Walter A. Elwell and Barry J. Beitzel, Baker Encyclopedia of the Bible (Grand Rapids, MI: Baker Book House, 1988), 2164.
The authors remind us that the reason for many of those obscure rules in the Old Testament that we struggle to understand and apply to our life had to do with daily worship. The laws God gave to Israel were about creating a unique people where even ordinary things like eating and dressing were opportunities for worshiping and thinking about what it means to be a holy people, separated unto God.
While as reformed believers, who recognize that Christ is the end of the Law and the completion of all that it pointed towards, the call to be a separated people and to worship the Lord with all our heart and soul and mind and strength has not been eclipsed. These Old Testament laws give us an insight into ways we might consider adding to our daily worship. Might it be that mundane things like washing clothes and cooking meals are actually opportunities to reflect on cleanliness, purity, and the feeding of our souls. Might it be that when we quit thinking that the foods we eat mattered, we also lost out on an important insight – what we feed on has effects on the body. I am not arguing that we need to return to the food laws, Christ clearly destroyed these when he gave Peter the vision of the sheet with all kinds of things in it and called him to kill and eat (Acts 9-11). But that didn’t mean that we needed to give up the reflective process which eating affords. The things we put into our souls, do in fact nourish them, or bring them sickness.

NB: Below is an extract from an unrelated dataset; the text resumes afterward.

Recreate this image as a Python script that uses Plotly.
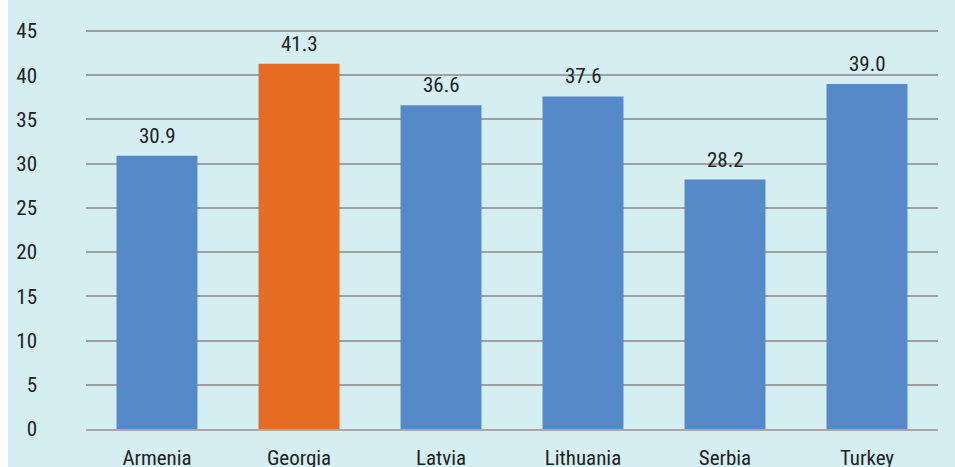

The movies and entertainment we feed upon have great effects on our spiritual welfare.
The same is true of washing clothes. A mundane tasks, but in washing clothes might we not worship and thank the Lord that he is constantly washing the sin from our life? Might we not reflect upon the things that cause our jeans to get dirty knees and see the parallels to our life and ask, “What is causing my spiritual life to be dirtied and what steps need i take to avoid repeating this dirtying?” Might all of our life be a chance to worship and reflect upon our worship of the Almighty?